Dataset extract –
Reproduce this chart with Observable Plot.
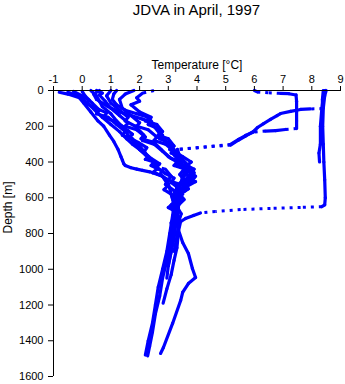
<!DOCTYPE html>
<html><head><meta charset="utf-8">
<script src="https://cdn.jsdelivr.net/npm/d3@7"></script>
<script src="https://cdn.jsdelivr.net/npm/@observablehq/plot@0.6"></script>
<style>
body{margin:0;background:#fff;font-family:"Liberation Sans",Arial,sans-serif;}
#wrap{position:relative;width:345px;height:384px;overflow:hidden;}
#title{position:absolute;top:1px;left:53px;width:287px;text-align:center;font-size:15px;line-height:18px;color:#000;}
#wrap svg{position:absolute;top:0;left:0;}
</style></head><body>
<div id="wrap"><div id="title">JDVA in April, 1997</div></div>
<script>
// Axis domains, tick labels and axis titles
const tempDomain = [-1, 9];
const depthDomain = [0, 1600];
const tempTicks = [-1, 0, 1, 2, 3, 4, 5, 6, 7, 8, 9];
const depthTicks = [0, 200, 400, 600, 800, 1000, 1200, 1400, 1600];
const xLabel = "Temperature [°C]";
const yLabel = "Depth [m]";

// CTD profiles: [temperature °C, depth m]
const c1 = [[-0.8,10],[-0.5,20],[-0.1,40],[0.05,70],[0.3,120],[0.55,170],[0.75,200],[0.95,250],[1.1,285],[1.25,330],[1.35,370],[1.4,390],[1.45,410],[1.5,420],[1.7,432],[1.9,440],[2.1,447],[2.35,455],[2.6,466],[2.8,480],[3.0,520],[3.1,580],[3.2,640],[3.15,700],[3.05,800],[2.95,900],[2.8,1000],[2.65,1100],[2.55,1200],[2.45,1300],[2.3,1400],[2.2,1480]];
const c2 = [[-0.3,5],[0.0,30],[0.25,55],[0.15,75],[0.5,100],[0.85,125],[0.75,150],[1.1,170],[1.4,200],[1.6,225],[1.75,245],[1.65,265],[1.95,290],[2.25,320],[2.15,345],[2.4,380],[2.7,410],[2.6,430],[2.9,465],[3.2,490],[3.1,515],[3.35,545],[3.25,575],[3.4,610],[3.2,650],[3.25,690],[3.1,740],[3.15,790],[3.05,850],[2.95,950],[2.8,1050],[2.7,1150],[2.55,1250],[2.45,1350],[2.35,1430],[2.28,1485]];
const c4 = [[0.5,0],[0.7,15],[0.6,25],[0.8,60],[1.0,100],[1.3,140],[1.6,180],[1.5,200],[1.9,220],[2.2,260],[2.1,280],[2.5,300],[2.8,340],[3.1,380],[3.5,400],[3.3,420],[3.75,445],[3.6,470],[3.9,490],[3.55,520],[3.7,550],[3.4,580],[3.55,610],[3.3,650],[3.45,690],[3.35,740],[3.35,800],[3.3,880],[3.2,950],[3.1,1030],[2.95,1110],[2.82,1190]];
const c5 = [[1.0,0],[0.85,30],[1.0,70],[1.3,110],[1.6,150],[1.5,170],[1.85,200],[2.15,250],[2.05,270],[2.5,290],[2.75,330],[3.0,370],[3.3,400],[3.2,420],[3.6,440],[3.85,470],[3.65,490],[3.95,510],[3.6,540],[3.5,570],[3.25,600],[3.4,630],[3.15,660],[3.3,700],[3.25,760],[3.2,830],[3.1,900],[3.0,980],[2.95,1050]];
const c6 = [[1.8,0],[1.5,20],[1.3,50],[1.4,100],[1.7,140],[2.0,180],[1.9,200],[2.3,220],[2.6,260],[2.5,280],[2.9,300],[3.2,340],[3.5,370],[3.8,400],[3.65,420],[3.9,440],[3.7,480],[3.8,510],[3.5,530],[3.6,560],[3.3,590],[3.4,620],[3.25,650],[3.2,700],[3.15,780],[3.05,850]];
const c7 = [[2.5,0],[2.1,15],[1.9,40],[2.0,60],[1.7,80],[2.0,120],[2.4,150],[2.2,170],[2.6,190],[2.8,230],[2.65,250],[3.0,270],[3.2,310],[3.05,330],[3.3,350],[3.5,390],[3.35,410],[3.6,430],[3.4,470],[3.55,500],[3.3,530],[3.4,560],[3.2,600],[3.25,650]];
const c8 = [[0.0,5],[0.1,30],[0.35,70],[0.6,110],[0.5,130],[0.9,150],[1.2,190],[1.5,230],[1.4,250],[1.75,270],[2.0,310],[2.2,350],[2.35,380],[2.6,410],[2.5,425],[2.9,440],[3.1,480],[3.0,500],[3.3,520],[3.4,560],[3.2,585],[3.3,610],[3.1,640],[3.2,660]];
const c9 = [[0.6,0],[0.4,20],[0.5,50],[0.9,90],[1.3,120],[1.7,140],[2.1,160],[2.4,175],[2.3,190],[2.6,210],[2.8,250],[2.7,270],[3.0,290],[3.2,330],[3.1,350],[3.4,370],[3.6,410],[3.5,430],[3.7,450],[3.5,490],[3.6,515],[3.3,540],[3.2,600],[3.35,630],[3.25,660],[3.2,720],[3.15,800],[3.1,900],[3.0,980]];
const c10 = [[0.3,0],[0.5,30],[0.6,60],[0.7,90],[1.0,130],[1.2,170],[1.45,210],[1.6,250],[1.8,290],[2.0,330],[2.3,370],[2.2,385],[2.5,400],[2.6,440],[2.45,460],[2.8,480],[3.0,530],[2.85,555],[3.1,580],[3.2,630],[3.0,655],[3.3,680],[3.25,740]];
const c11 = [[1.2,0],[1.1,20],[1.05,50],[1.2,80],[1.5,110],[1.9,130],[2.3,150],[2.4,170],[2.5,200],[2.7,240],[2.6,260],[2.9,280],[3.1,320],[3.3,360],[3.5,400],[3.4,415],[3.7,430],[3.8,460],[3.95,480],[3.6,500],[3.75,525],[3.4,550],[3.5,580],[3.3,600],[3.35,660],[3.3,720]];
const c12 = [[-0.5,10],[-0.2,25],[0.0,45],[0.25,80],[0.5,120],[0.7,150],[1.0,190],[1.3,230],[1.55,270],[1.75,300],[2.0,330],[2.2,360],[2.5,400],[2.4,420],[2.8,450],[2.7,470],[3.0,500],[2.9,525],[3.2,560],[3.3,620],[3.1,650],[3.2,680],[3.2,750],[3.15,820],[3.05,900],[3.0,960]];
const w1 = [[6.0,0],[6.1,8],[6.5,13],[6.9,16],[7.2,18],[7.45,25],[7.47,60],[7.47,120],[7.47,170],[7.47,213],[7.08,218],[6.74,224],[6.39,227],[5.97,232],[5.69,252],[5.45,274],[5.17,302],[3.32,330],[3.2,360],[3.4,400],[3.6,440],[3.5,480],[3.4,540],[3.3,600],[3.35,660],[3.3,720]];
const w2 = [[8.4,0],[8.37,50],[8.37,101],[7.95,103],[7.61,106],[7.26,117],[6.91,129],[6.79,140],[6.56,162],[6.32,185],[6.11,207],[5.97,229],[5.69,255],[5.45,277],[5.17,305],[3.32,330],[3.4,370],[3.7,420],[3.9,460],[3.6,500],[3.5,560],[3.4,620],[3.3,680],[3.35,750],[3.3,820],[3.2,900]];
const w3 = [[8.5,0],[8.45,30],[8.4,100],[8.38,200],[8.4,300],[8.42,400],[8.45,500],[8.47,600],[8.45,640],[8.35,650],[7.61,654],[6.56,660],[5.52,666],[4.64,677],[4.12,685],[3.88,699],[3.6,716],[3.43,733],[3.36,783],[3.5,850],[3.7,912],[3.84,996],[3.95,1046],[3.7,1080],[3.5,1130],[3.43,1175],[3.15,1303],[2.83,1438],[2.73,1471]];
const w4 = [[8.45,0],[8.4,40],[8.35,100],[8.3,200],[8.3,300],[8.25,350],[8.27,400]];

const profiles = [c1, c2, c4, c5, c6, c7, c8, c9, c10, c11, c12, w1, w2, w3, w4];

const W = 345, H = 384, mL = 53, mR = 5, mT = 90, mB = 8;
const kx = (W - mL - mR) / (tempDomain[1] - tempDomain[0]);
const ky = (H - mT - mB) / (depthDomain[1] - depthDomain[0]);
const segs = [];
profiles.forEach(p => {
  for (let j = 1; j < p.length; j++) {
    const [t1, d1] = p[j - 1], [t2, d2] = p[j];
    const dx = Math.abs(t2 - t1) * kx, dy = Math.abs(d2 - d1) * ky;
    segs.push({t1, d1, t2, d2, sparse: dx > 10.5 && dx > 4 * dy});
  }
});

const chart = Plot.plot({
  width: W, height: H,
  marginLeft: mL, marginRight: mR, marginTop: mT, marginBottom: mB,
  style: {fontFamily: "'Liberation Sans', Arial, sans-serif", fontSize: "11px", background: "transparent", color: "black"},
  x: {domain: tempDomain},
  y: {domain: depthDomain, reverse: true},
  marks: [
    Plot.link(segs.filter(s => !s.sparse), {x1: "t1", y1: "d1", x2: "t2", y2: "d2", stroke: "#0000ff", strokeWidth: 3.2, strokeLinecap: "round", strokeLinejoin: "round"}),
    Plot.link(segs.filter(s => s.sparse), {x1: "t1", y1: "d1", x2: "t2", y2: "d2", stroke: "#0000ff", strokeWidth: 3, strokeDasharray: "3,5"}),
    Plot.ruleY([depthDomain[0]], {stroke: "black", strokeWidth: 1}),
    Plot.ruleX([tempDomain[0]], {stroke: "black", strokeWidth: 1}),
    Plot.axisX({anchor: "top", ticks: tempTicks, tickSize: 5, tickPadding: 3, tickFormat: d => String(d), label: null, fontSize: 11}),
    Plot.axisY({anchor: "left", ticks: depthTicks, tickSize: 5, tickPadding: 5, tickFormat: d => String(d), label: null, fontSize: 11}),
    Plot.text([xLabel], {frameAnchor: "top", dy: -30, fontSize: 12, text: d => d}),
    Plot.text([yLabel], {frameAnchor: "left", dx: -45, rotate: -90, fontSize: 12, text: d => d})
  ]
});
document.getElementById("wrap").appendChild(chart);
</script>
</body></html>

What the task asks –
Count the lines above that contain the word "chart", and give only that number.

Final result –
3